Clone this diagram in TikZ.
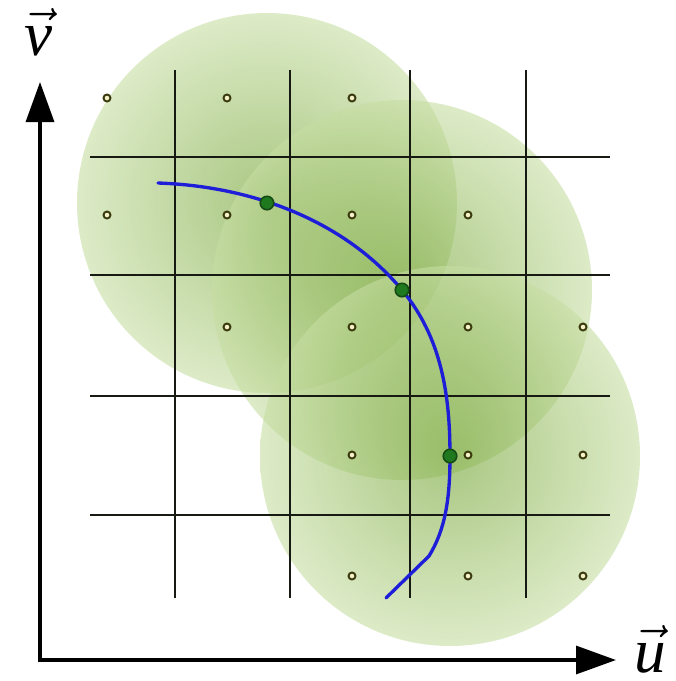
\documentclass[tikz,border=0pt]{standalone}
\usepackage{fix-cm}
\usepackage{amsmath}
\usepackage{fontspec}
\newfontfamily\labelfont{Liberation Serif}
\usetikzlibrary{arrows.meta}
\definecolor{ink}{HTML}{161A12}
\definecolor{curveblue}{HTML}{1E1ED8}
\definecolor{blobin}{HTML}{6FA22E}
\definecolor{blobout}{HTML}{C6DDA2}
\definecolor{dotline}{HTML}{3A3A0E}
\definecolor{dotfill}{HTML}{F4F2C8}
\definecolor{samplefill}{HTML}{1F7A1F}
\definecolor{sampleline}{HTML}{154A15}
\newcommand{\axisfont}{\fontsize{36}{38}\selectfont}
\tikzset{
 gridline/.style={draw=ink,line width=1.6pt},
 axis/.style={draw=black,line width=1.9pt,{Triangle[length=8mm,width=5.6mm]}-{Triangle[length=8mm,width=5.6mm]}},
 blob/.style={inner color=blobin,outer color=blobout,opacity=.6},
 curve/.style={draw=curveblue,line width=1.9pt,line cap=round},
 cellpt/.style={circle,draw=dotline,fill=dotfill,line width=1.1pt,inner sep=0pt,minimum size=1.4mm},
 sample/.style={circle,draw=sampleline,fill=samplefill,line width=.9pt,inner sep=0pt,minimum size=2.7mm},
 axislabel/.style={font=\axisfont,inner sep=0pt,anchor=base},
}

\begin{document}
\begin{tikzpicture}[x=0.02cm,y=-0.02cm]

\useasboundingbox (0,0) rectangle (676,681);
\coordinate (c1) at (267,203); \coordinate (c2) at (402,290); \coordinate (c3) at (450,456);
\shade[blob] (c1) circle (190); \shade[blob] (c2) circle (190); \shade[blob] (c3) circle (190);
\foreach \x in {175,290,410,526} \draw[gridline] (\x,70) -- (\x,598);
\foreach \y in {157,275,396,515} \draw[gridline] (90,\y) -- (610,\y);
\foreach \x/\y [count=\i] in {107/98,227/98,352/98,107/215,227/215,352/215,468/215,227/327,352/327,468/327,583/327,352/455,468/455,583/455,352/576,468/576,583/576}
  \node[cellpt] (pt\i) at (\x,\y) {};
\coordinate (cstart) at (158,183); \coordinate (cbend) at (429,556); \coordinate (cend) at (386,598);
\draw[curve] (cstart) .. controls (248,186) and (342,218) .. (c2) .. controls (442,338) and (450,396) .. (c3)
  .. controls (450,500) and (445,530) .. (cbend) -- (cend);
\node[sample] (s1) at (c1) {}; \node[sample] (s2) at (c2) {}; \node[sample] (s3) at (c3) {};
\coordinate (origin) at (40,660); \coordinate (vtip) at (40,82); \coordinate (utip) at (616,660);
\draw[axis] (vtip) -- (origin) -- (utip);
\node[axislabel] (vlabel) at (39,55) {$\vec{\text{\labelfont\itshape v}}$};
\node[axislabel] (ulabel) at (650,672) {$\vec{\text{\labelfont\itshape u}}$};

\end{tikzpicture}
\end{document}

What the task asks: Without the pictures, print the whole listing exactly as given.

Output for this exercise:
Clone this diagram in TikZ.
\documentclass[tikz,border=0pt]{standalone}
\usepackage{fix-cm}
\usepackage{amsmath}
\usepackage{fontspec}
\newfontfamily\labelfont{Liberation Serif}
\usetikzlibrary{arrows.meta}
\definecolor{ink}{HTML}{161A12}
\definecolor{curveblue}{HTML}{1E1ED8}
\definecolor{blobin}{HTML}{6FA22E}
\definecolor{blobout}{HTML}{C6DDA2}
\definecolor{dotline}{HTML}{3A3A0E}
\definecolor{dotfill}{HTML}{F4F2C8}
\definecolor{samplefill}{HTML}{1F7A1F}
\definecolor{sampleline}{HTML}{154A15}
\newcommand{\axisfont}{\fontsize{36}{38}\selectfont}
\tikzset{
 gridline/.style={draw=ink,line width=1.6pt},
 axis/.style={draw=black,line width=1.9pt,{Triangle[length=8mm,width=5.6mm]}-{Triangle[length=8mm,width=5.6mm]}},
 blob/.style={inner color=blobin,outer color=blobout,opacity=.6},
 curve/.style={draw=curveblue,line width=1.9pt,line cap=round},
 cellpt/.style={circle,draw=dotline,fill=dotfill,line width=1.1pt,inner sep=0pt,minimum size=1.4mm},
 sample/.style={circle,draw=sampleline,fill=samplefill,line width=.9pt,inner sep=0pt,minimum size=2.7mm},
 axislabel/.style={font=\axisfont,inner sep=0pt,anchor=base},
}

\begin{document}
\begin{tikzpicture}[x=0.02cm,y=-0.02cm]

\useasboundingbox (0,0) rectangle (676,681);
\coordinate (c1) at (267,203); \coordinate (c2) at (402,290); \coordinate (c3) at (450,456);
\shade[blob] (c1) circle (190); \shade[blob] (c2) circle (190); \shade[blob] (c3) circle (190);
\foreach \x in {175,290,410,526} \draw[gridline] (\x,70) -- (\x,598);
\foreach \y in {157,275,396,515} \draw[gridline] (90,\y) -- (610,\y);
\foreach \x/\y [count=\i] in {107/98,227/98,352/98,107/215,227/215,352/215,468/215,227/327,352/327,468/327,583/327,352/455,468/455,583/455,352/576,468/576,583/576}
  \node[cellpt] (pt\i) at (\x,\y) {};
\coordinate (cstart) at (158,183); \coordinate (cbend) at (429,556); \coordinate (cend) at (386,598);
\draw[curve] (cstart) .. controls (248,186) and (342,218) .. (c2) .. controls (442,338) and (450,396) .. (c3)
  .. controls (450,500) and (445,530) .. (cbend) -- (cend);
\node[sample] (s1) at (c1) {}; \node[sample] (s2) at (c2) {}; \node[sample] (s3) at (c3) {};
\coordinate (origin) at (40,660); \coordinate (vtip) at (40,82); \coordinate (utip) at (616,660);
\draw[axis] (vtip) -- (origin) -- (utip);
\node[axislabel] (vlabel) at (39,55) {$\vec{\text{\labelfont\itshape v}}$};
\node[axislabel] (ulabel) at (650,672) {$\vec{\text{\labelfont\itshape u}}$};

\end{tikzpicture}
\end{document}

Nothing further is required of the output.